Zig's BoundedArray

Aug 27, 2024

In Zig an array always has a compile-time length. The length of the array is part of the type, so a [4]u32 is a different type than a [5]u32. But in real-life code, the length that we need is often known only at runtime so we rely on dynamic allocations via allocator.alloc. In some cases the length isn't even known until after we're done adding all the values, so we use an std.ArrayList which can dynamically grow as values are added.

Dynamic allocation, either directly or via std.ArrayList, provides great flexibility but has drawbacks. First of all, more things can go wrong. We can forget to free the dynamically allocated memory and we have to be more mindful of bugs or attacks which might end up allocating more memory than we originally intended. Dynamic allocation also adds overhead, both in terms of performance and in terms of having to manage an allocator.

Sometimes you'll have cases where the length isn't known at compile-time, but it's maximum length is. For example, imagine you need to generate a user's full name, combining their first and last name. If your system enforces a maximum first name and last name length of 100 bytes each, then you know that the combined name, including the space, will be a maximum of 201 bytes. So you could use an allocator:

const full_name = try std.fmt.allocPrint(allocator, "{s} {s}", .{first_name, last_name});

Or, you could use an array sized to the maximum possible length:

std.debug.assert(first_name.len <= 100);
std.debug.assert(last_name.len <= 100);

var buf: [201]u8 = undefined;
const full_name = try std.fmt.bufPrint(&buf, "{s} {s}", .{first_name, last_name});

Above we see that bufPrint returns a slice to the combined name. This is a slice that points to our buf. An alternative API that you'll run into is a function which returns the length. For example, std.net.Stream.read returns the number of bytes read into the supplied buffer:

var buf: [1024]u8 = undefined;
const n = try stream.read(&buf);
if (n == 0) {
  return error.Closed;
}
processInput(buf[0..n]);

Both stream.read and fmt.bufPrint take a []u8. The source of that buf doesn't have to be an array - it could be a dynamically allocated slice. It's up to use to decide what's the best approach for your specific use-case.

What about cases where you'd normally reach for an std.ArrayList? We can do something similar, but we'll need to add another variable to track the current length. For example, when reading a postgresql []integer column using pg.zig, we might do something like:

var numbers: [10]i32 = undefined;
var number_length: usize = 0;

var it = try row.getCol(pg.Iterator(i32), "history");
while (it.next()) |value| {
  numbers[number_length] = value;
  number_length += 1;
}

// now we can use numbers[0..number_length];

It's a bit more clumsy: numbers is tied to numbers_length. It might make more sense to create a structure for both fields and to expose methods to wrap any access to the underlying array. This is where std.BoundedArray comes in. It's a generic with two types: the type of the array and the maximum length of our array. The above could be rewritten as:

var numbers = std.BoundedArray(i32, 10){};

var it = try row.getCol(pg.Iterator(i32), "history");
while (it.next()) |value| {
  try numbers.append(value);
}

// now we can use numbers.slice();

It's a small thing, but by combining the two variables into a structure and adding an explicit API (i.e. the append and slice methods), things have gotten both cleaner and safer (numbers and number_length can no longer get out of sync).

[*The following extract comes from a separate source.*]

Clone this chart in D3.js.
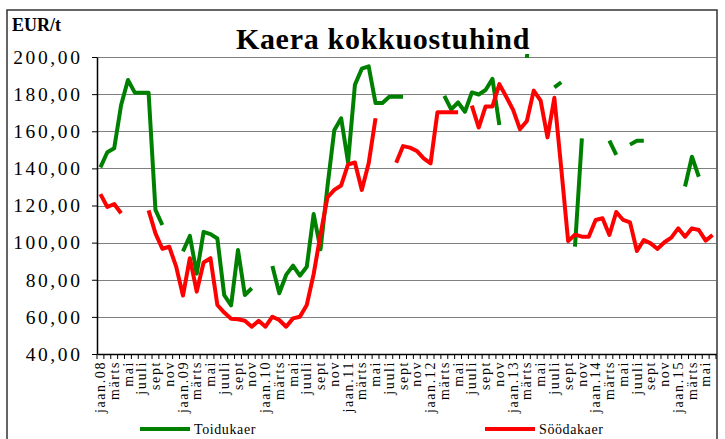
<!DOCTYPE html>
<html><head><meta charset="utf-8">
<script src="https://cdn.jsdelivr.net/npm/d3@7"></script>
<style>body{margin:0;background:#fff}svg{display:block}
svg text{font-family:"Liberation Serif","Times New Roman",Tinos,"Nimbus Roman","DejaVu Serif",serif !important;fill:#000}</style>
</head><body><svg id="c" width="725" height="439"></svg>
<script>
const monthNames = ["jaan","veebr","märts","apr","mai","juuni","juuli","aug","sept","okt","nov","dets"];
const years = ["08","09","10","11","12","13","14","15"];
const monthCount = 90;
const yTicks = [40,60,80,100,120,140,160,180,200];
const seriesNames = ["Toidukaer","Söödakaer"];
const toidukaer = [140.5,148.7,150.8,174,187.6,180.8,180.8,180.8,117.6,109.5,null,null,
 95.3,103.6,83.3,105.8,104.6,102.2,71.7,66.2,96,71.8,75.4,null,
 null,87.4,72.7,82.6,87.6,82.2,87,115.4,96.4,130,160.5,167,
 143.3,185,193.7,195,175.2,175.2,178.6,178.6,178.6,null,null,null,
 null,null,179.1,171.8,175.5,170.5,180.9,179.8,182.2,188.2,163.4,null,
 null,null,199.5,240,null,null,183.6,186.4,null,97.8,156.2,null,
 null,null,154.9,147.3,null,152.8,154.9,154.9,null,null,null,null,
 null,130.2,146.3,135.5,null,null];
const soodakaer = [126.1,119.2,120.8,115.8,null,null,null,117.4,105,96.7,97.8,87.2,
 71.5,91.6,73.6,89.3,91.6,66.4,62.3,59,58.7,57.9,54.7,57.9,
 54.7,60.1,58.3,54.7,59.2,60.1,66.4,83,104.5,124.3,128.4,130.8,
 142.1,143.2,128.4,142.7,167,null,null,143,152,151.2,149.4,145.4,
 142.7,170.2,170.2,170.2,170.2,null,173.8,162,173.4,173.4,185.4,178.6,
 171.5,161.1,165.5,181.9,176.5,156.7,178,140,100.8,104.3,103.2,103.2,
 112.2,113.1,104.1,116.5,112.2,110.9,95.5,101.4,99.6,96.6,100.2,102.7,
 107.7,103.2,107.7,106.8,101.1,104.1];

const categories = d3.range(monthCount).map(i => {
  const m = i % 12, y = Math.floor(i / 12);
  return m === 0 ? monthNames[0] + "." + years[y] : monthNames[m];
});

const svg = d3.select("#c");
const L = 97, R = 716, T = 57, B = 354;
const x = d3.scaleBand().domain(d3.range(monthCount)).range([L, R]).paddingInner(0).paddingOuter(0);
const y = d3.scaleLinear().domain([40, 200]).range([B, T]);
const cx = i => x(i) + x.bandwidth() / 2;

// frame
svg.append("rect").attr("x", 7).attr("y", 10).attr("width", 710).attr("height", 440)
  .attr("fill", "none").attr("stroke", "#333").attr("stroke-width", 1.5);

// gridlines
svg.append("g").selectAll("line").data(yTicks.filter(v => v > 40)).join("line")
  .attr("x1", L).attr("x2", R).attr("y1", d => Math.round(y(d)) + 0.5).attr("y2", d => Math.round(y(d)) + 0.5)
  .attr("stroke", "#808080").attr("stroke-width", 1.2);

// y axis
const ya = svg.append("g").attr("transform", `translate(${L},0)`)
  .call(d3.axisLeft(y).tickValues(yTicks).tickSize(5).tickSizeOuter(0).tickFormat(d => d3.format(".2f")(d).replace(".", ",")));
ya.attr("font-family", null);
ya.select(".domain").attr("stroke", "#000").attr("stroke-width", 1.5);
ya.selectAll(".tick line").attr("stroke", "#000");
ya.selectAll("text").attr("x", -14.5).attr("font-size", 19.5).attr("letter-spacing", "2.6px").attr("fill", "#000");

// x axis
const xa = svg.append("g").attr("transform", `translate(0,${B})`)
  .call(d3.axisBottom(x).tickValues(d3.range(0, monthCount, 2)).tickSize(0).tickSizeOuter(0)
    .tickFormat(i => categories[i]));
xa.attr("font-family", null);
xa.select(".domain").attr("stroke", "#000").attr("stroke-width", 1.5);
xa.selectAll("text").attr("transform", "rotate(-90)").attr("text-anchor", "end")
  .attr("x", -7).attr("y", 0).attr("dy", "0.33em").attr("font-size", 14).attr("letter-spacing", "1.6px")
  .attr("fill", "#000");
svg.append("g").selectAll("line").data(d3.range(monthCount + 1)).join("line")
  .attr("x1", i => i < monthCount ? x(i) : R).attr("x2", i => i < monthCount ? x(i) : R)
  .attr("y1", B).attr("y2", B + 5).attr("stroke", "#000").attr("stroke-width", 1);

// clip
svg.append("clipPath").attr("id", "clip").append("rect")
  .attr("x", L).attr("y", T - 3).attr("width", R - L).attr("height", B - T + 3);

const line = d3.line().defined(d => d != null).x((d, i) => cx(i)).y(d => y(d));
const colors = ["#008000", "#ff0000"];
[toidukaer, soodakaer].forEach((s, k) => {
  svg.append("path").datum(s).attr("d", line).attr("fill", "none")
    .attr("stroke", colors[k]).attr("stroke-width", 4).attr("stroke-linejoin", "round")
    .attr("clip-path", "url(#clip)");
});

// titles
svg.append("text").attr("x", 383).attr("y", 49).attr("text-anchor", "middle")
  .attr("font-size", 30).attr("font-weight", "bold").attr("letter-spacing", "0.7px").text("Kaera kokkuostuhind");
svg.append("text").attr("x", 12).attr("y", 31).attr("font-size", 18).attr("font-weight", "bold")
  .attr("letter-spacing", "0px").text("EUR/t");

// legend
const legX = [140, 485];
seriesNames.forEach((n, k) => {
  svg.append("line").attr("x1", legX[k]).attr("x2", legX[k] + 50).attr("y1", 429).attr("y2", 429)
    .attr("stroke", colors[k]).attr("stroke-width", 4);
  svg.append("text").attr("x", legX[k] + 54).attr("y", 434).attr("font-size", 14)
    .attr("letter-spacing", "0.6px").text(n);
});
</script></body></html>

std.BoundedArray has a number of other useful methods, such as get, set and clear. None take an allocator, because we never allocate. std.BoundedArray is a wrapper around an array. The comptime-known length, which an array has to have, was specified as part of the type: std.BoundedArray(i32, 10).

If the syntax around var numbers = std.BoundedArray(i32, 10){}; is unclear, consider this code which initializes a User:

var value = User{};

Zig requires all fields to be set, so either User has no field, or every field has a default value. Now, replace User with std.BoundedArray(i32, 10). It's the exact same thing. I doesn't look like it, but std.BoundedArray(i32, 10) is a type, just like User.

One last thing to keep in mind: std.BoundedArray doesn't use any internal pointers. When you see: std.BoundedArray(i32, 10), you should really be imagining:

const BoundedArray = struct {
  buffer: [10]i32,
  len: usize = 0,
};

The reason this is important is that an assignment, including passing it by value to a function, will make a copy of the underlying array:

var numbers = std.BoundedArray(i32, 10){};

var it = try row.getCol(pg.Iterator(i32), "history");
while (it.next()) |value| {
  try numbers.append(value);
}

// since numbers.buffer is an array, this copies the array
var c = numbers;

// this modified the copy, not the original `numbers`
c.set(0, 100);

// this is true
std.debug.assert(c.get(0) == 100);

// this is also true
std.debug.assert(numbers.get(0) == 1);

std.BoundedArray probably isn't something you want to use all the time, but it can be useful in specific cases where the maximum length is known and relatively small and you'd otheriwse want something like an std.ArrayList.